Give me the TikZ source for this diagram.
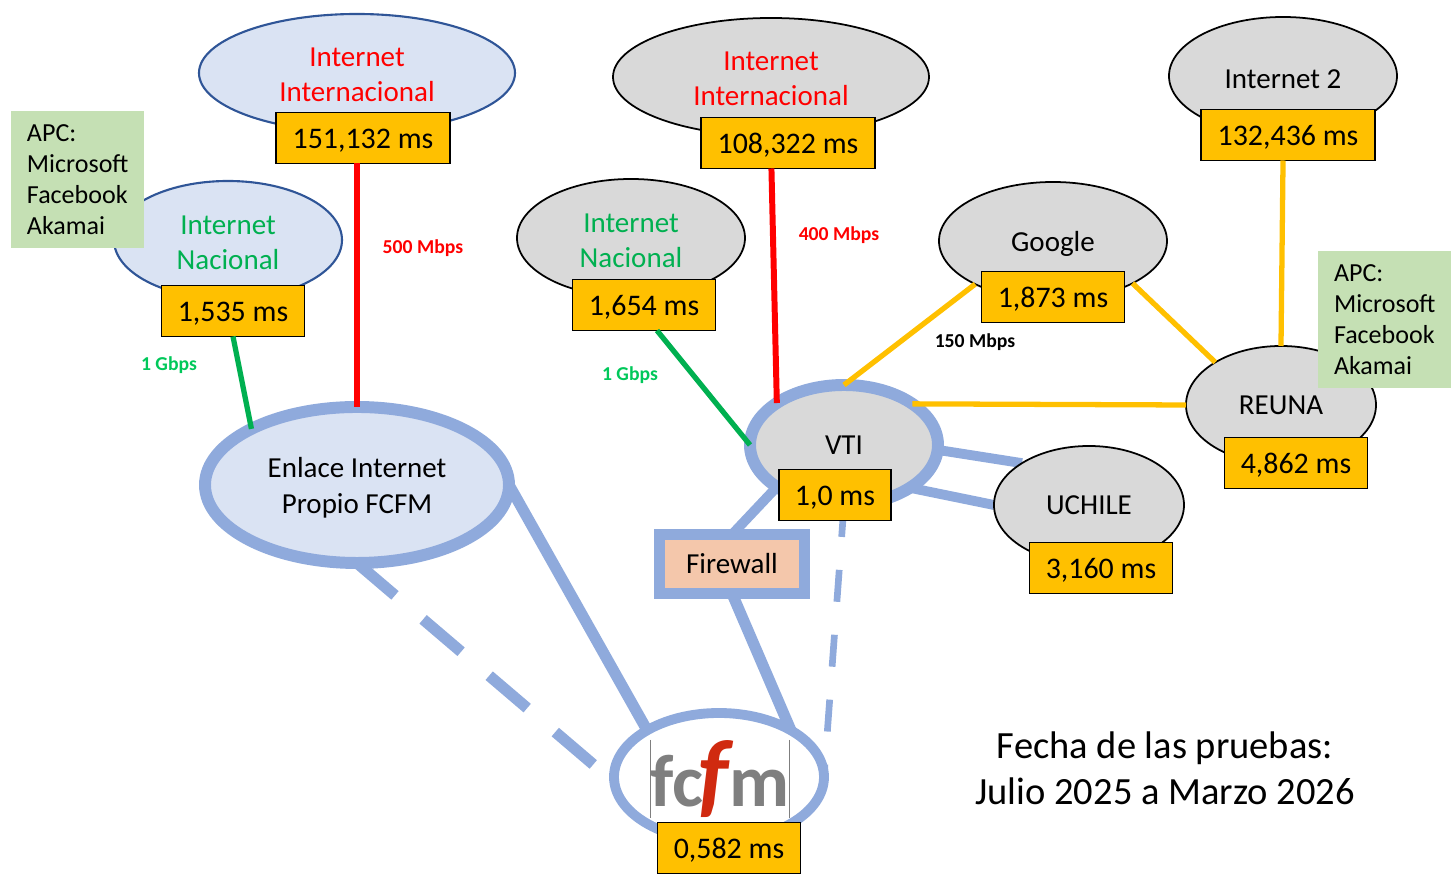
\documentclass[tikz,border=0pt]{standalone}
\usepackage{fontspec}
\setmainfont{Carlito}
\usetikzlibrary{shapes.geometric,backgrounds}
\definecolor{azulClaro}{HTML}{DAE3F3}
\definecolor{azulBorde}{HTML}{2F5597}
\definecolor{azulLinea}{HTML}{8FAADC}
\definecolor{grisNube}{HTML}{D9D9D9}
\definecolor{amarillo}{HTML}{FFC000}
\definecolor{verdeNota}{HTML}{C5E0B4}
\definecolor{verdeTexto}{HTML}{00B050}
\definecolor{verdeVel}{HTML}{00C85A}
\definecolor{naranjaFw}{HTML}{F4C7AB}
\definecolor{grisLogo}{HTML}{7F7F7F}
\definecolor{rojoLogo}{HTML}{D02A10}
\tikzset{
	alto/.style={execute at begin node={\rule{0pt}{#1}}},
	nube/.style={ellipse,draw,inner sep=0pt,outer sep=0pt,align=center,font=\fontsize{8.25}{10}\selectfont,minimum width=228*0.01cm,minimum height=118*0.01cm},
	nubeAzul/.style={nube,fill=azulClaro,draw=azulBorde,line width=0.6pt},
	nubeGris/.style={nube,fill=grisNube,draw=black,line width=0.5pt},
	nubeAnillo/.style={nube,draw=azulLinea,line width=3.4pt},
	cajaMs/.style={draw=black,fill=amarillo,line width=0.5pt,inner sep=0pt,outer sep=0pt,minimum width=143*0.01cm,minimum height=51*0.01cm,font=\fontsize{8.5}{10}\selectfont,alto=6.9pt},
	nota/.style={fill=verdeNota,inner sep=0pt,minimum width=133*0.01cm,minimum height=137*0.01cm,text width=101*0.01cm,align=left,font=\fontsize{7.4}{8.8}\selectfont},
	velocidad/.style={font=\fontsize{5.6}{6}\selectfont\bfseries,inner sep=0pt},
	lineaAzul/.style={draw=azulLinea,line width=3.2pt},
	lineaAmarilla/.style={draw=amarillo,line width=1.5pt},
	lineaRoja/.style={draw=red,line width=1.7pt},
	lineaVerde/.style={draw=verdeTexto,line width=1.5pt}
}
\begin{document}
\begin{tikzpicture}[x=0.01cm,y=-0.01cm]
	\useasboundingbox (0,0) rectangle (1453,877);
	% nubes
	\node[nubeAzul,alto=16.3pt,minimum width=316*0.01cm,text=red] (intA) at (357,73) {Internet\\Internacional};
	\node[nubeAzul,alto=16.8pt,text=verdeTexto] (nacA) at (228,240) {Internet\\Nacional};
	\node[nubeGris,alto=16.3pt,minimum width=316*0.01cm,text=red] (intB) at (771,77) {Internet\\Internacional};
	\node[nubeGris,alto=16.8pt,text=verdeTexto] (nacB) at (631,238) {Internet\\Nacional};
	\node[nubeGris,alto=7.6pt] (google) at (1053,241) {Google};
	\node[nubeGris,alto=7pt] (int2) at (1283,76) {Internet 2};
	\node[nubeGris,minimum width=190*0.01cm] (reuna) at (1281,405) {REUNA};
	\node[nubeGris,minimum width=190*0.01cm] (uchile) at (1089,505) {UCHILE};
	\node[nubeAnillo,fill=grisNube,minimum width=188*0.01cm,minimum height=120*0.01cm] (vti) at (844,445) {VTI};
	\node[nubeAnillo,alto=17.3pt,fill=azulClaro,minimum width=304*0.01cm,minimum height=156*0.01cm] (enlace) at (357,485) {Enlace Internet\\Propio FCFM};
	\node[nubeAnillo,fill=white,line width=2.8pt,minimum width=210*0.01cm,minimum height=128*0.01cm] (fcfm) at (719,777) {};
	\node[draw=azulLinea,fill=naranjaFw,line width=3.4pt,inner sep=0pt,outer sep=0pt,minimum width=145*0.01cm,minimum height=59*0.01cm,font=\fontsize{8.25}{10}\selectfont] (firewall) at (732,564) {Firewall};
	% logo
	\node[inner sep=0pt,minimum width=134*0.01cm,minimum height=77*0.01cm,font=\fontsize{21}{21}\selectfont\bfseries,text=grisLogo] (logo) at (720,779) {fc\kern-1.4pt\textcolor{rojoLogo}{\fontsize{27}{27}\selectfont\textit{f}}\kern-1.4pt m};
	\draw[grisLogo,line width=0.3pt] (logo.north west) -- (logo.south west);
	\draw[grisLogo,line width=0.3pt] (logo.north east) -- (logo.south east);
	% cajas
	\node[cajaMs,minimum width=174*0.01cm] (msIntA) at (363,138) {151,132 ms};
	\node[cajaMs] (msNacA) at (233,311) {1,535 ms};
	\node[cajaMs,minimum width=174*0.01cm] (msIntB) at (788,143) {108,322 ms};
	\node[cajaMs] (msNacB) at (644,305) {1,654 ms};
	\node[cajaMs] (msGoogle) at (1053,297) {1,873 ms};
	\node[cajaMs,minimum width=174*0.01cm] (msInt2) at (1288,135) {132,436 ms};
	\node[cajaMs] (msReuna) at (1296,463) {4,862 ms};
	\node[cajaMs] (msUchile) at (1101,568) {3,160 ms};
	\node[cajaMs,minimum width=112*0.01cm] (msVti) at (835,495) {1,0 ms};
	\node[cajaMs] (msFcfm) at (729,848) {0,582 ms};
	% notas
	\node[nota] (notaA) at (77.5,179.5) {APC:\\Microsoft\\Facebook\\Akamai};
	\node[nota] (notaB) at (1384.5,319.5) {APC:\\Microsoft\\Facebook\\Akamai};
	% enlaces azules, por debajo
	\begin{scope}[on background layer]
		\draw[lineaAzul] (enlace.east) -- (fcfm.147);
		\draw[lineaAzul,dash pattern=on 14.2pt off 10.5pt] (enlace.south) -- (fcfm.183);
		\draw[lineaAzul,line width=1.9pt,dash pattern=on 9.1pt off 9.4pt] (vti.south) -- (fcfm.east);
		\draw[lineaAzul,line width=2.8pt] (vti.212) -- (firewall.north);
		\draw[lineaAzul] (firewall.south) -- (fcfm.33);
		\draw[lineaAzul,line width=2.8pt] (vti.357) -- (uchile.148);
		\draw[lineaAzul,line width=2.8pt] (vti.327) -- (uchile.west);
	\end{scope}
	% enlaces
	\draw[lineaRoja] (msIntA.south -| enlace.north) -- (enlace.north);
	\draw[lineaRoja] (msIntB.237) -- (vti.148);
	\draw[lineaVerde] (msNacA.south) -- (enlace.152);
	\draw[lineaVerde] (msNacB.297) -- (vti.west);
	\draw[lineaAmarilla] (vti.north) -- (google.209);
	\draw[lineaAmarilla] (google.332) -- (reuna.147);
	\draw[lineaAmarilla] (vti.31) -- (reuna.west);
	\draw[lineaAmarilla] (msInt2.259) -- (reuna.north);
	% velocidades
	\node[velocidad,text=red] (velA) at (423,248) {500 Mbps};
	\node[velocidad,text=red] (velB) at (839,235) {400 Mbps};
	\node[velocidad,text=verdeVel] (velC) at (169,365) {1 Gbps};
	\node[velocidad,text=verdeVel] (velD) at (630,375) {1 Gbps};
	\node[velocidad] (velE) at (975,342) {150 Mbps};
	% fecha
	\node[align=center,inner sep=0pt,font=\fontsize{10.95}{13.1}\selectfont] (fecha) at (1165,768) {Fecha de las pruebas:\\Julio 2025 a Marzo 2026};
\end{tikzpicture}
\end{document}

§ §

▸ Short exercise: Copy every line of the data word for word, omitting the images.

▸ The response:
Give me the TikZ source for this diagram.
\documentclass[tikz,border=0pt]{standalone}
\usepackage{fontspec}
\setmainfont{Carlito}
\usetikzlibrary{shapes.geometric,backgrounds}
\definecolor{azulClaro}{HTML}{DAE3F3}
\definecolor{azulBorde}{HTML}{2F5597}
\definecolor{azulLinea}{HTML}{8FAADC}
\definecolor{grisNube}{HTML}{D9D9D9}
\definecolor{amarillo}{HTML}{FFC000}
\definecolor{verdeNota}{HTML}{C5E0B4}
\definecolor{verdeTexto}{HTML}{00B050}
\definecolor{verdeVel}{HTML}{00C85A}
\definecolor{naranjaFw}{HTML}{F4C7AB}
\definecolor{grisLogo}{HTML}{7F7F7F}
\definecolor{rojoLogo}{HTML}{D02A10}
\tikzset{
	alto/.style={execute at begin node={\rule{0pt}{#1}}},
	nube/.style={ellipse,draw,inner sep=0pt,outer sep=0pt,align=center,font=\fontsize{8.25}{10}\selectfont,minimum width=228*0.01cm,minimum height=118*0.01cm},
	nubeAzul/.style={nube,fill=azulClaro,draw=azulBorde,line width=0.6pt},
	nubeGris/.style={nube,fill=grisNube,draw=black,line width=0.5pt},
	nubeAnillo/.style={nube,draw=azulLinea,line width=3.4pt},
	cajaMs/.style={draw=black,fill=amarillo,line width=0.5pt,inner sep=0pt,outer sep=0pt,minimum width=143*0.01cm,minimum height=51*0.01cm,font=\fontsize{8.5}{10}\selectfont,alto=6.9pt},
	nota/.style={fill=verdeNota,inner sep=0pt,minimum width=133*0.01cm,minimum height=137*0.01cm,text width=101*0.01cm,align=left,font=\fontsize{7.4}{8.8}\selectfont},
	velocidad/.style={font=\fontsize{5.6}{6}\selectfont\bfseries,inner sep=0pt},
	lineaAzul/.style={draw=azulLinea,line width=3.2pt},
	lineaAmarilla/.style={draw=amarillo,line width=1.5pt},
	lineaRoja/.style={draw=red,line width=1.7pt},
	lineaVerde/.style={draw=verdeTexto,line width=1.5pt}
}
\begin{document}
\begin{tikzpicture}[x=0.01cm,y=-0.01cm]
	\useasboundingbox (0,0) rectangle (1453,877);
	% nubes
	\node[nubeAzul,alto=16.3pt,minimum width=316*0.01cm,text=red] (intA) at (357,73) {Internet\\Internacional};
	\node[nubeAzul,alto=16.8pt,text=verdeTexto] (nacA) at (228,240) {Internet\\Nacional};
	\node[nubeGris,alto=16.3pt,minimum width=316*0.01cm,text=red] (intB) at (771,77) {Internet\\Internacional};
	\node[nubeGris,alto=16.8pt,text=verdeTexto] (nacB) at (631,238) {Internet\\Nacional};
	\node[nubeGris,alto=7.6pt] (google) at (1053,241) {Google};
	\node[nubeGris,alto=7pt] (int2) at (1283,76) {Internet 2};
	\node[nubeGris,minimum width=190*0.01cm] (reuna) at (1281,405) {REUNA};
	\node[nubeGris,minimum width=190*0.01cm] (uchile) at (1089,505) {UCHILE};
	\node[nubeAnillo,fill=grisNube,minimum width=188*0.01cm,minimum height=120*0.01cm] (vti) at (844,445) {VTI};
	\node[nubeAnillo,alto=17.3pt,fill=azulClaro,minimum width=304*0.01cm,minimum height=156*0.01cm] (enlace) at (357,485) {Enlace Internet\\Propio FCFM};
	\node[nubeAnillo,fill=white,line width=2.8pt,minimum width=210*0.01cm,minimum height=128*0.01cm] (fcfm) at (719,777) {};
	\node[draw=azulLinea,fill=naranjaFw,line width=3.4pt,inner sep=0pt,outer sep=0pt,minimum width=145*0.01cm,minimum height=59*0.01cm,font=\fontsize{8.25}{10}\selectfont] (firewall) at (732,564) {Firewall};
	% logo
	\node[inner sep=0pt,minimum width=134*0.01cm,minimum height=77*0.01cm,font=\fontsize{21}{21}\selectfont\bfseries,text=grisLogo] (logo) at (720,779) {fc\kern-1.4pt\textcolor{rojoLogo}{\fontsize{27}{27}\selectfont\textit{f}}\kern-1.4pt m};
	\draw[grisLogo,line width=0.3pt] (logo.north west) -- (logo.south west);
	\draw[grisLogo,line width=0.3pt] (logo.north east) -- (logo.south east);
	% cajas
	\node[cajaMs,minimum width=174*0.01cm] (msIntA) at (363,138) {151,132 ms};
	\node[cajaMs] (msNacA) at (233,311) {1,535 ms};
	\node[cajaMs,minimum width=174*0.01cm] (msIntB) at (788,143) {108,322 ms};
	\node[cajaMs] (msNacB) at (644,305) {1,654 ms};
	\node[cajaMs] (msGoogle) at (1053,297) {1,873 ms};
	\node[cajaMs,minimum width=174*0.01cm] (msInt2) at (1288,135) {132,436 ms};
	\node[cajaMs] (msReuna) at (1296,463) {4,862 ms};
	\node[cajaMs] (msUchile) at (1101,568) {3,160 ms};
	\node[cajaMs,minimum width=112*0.01cm] (msVti) at (835,495) {1,0 ms};
	\node[cajaMs] (msFcfm) at (729,848) {0,582 ms};
	% notas
	\node[nota] (notaA) at (77.5,179.5) {APC:\\Microsoft\\Facebook\\Akamai};
	\node[nota] (notaB) at (1384.5,319.5) {APC:\\Microsoft\\Facebook\\Akamai};
	% enlaces azules, por debajo
	\begin{scope}[on background layer]
		\draw[lineaAzul] (enlace.east) -- (fcfm.147);
		\draw[lineaAzul,dash pattern=on 14.2pt off 10.5pt] (enlace.south) -- (fcfm.183);
		\draw[lineaAzul,line width=1.9pt,dash pattern=on 9.1pt off 9.4pt] (vti.south) -- (fcfm.east);
		\draw[lineaAzul,line width=2.8pt] (vti.212) -- (firewall.north);
		\draw[lineaAzul] (firewall.south) -- (fcfm.33);
		\draw[lineaAzul,line width=2.8pt] (vti.357) -- (uchile.148);
		\draw[lineaAzul,line width=2.8pt] (vti.327) -- (uchile.west);
	\end{scope}
	% enlaces
	\draw[lineaRoja] (msIntA.south -| enlace.north) -- (enlace.north);
	\draw[lineaRoja] (msIntB.237) -- (vti.148);
	\draw[lineaVerde] (msNacA.south) -- (enlace.152);
	\draw[lineaVerde] (msNacB.297) -- (vti.west);
	\draw[lineaAmarilla] (vti.north) -- (google.209);
	\draw[lineaAmarilla] (google.332) -- (reuna.147);
	\draw[lineaAmarilla] (vti.31) -- (reuna.west);
	\draw[lineaAmarilla] (msInt2.259) -- (reuna.north);
	% velocidades
	\node[velocidad,text=red] (velA) at (423,248) {500 Mbps};
	\node[velocidad,text=red] (velB) at (839,235) {400 Mbps};
	\node[velocidad,text=verdeVel] (velC) at (169,365) {1 Gbps};
	\node[velocidad,text=verdeVel] (velD) at (630,375) {1 Gbps};
	\node[velocidad] (velE) at (975,342) {150 Mbps};
	% fecha
	\node[align=center,inner sep=0pt,font=\fontsize{10.95}{13.1}\selectfont] (fecha) at (1165,768) {Fecha de las pruebas:\\Julio 2025 a Marzo 2026};
\end{tikzpicture}
\end{document}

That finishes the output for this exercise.